Über Korrekturen kleinerer Fehler müsse die Kommission laut Wojciechowski nur informiert werden. Im Februar 2023 solle ein entsprechender Rechtsakt die Anpassungen und Korrekturen ermöglichen.
Staatssekretärin Nick wies auf den äußerst engen Zeitplan bei der Umsetzung der GAP in Deutschland hin. Die Vorbereitung in den Bundesländern zur Einführung des neuen Systems und die Information der Landwirte über die Neuerungen seien nur mit größten Anstrengungen zeitlich zu schaffen. Besonders die Programmierung des notwendigen IT-Systems bereite laut Nick noch Probleme. Hier warteten die Behörden noch auf Vorgaben der EU-Kommission. 2023 müsse noch als Ausnahmejahr angesehen werden, betonte die Grünen-Politikerin.

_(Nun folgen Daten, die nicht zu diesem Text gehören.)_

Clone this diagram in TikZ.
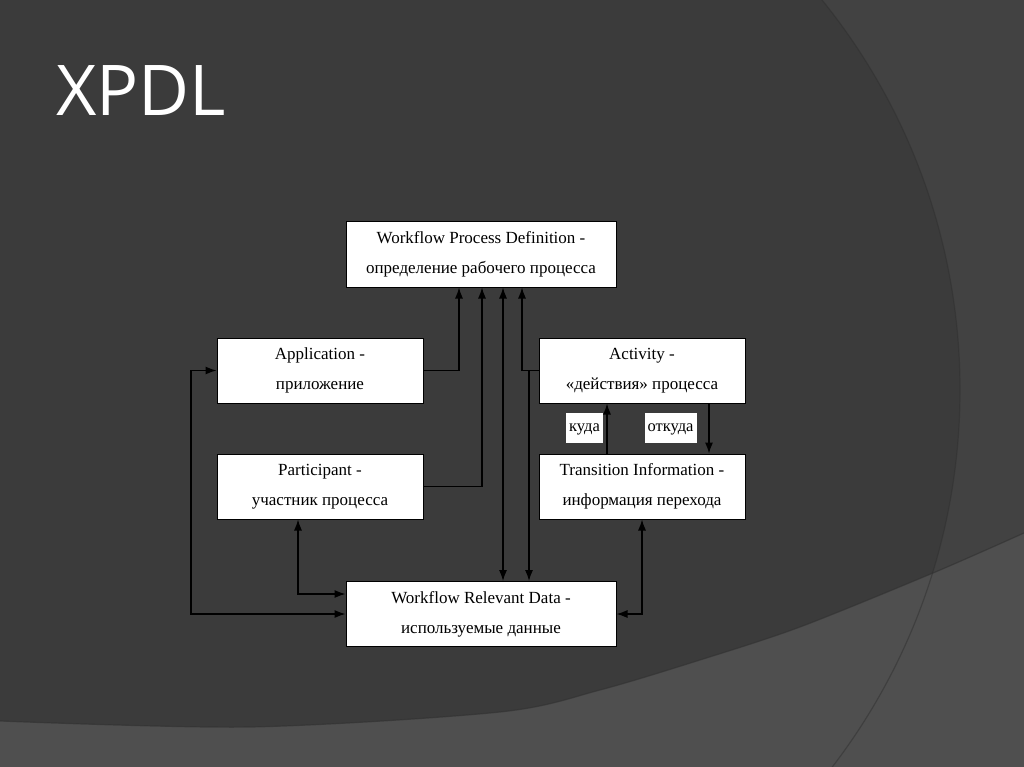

Minister für einheitliche Tierschutzstandards
Weiterhin sprachen sich die Agrarminister dafür aus, die europäische Tierschutzgesetzgebung so schnell wie möglich zu überarbeiten und dabei einen harmonisierten Ansatz zu verfolgen. Landwirten und Lebensmittelhändlern müsse innerhalb der EU ein fairer Wettbewerb ermöglicht werden. Auch Kyriakides hielt es für erforderlich, die europäischen Vorgaben für den Tierschutz zu verbessern und zu vereinheitlichen.
Die Minister erinnerten an angemessene Fristen und finanzielle Unterstützung für die Verbesserung des Tierschutzes in ihren Ländern. Staatssekretärin Nick erklärte, dass die Überarbeitung der Vorschriften erforderlich sei und nicht im Zusammenhang mit der aktuellen wirtschaftlichen Lage gesehen werden dürfe. „In wirtschaftlich schwierigen Zeiten sollten wir den Tierschutz nicht vernachlässigen“, sagte Nick.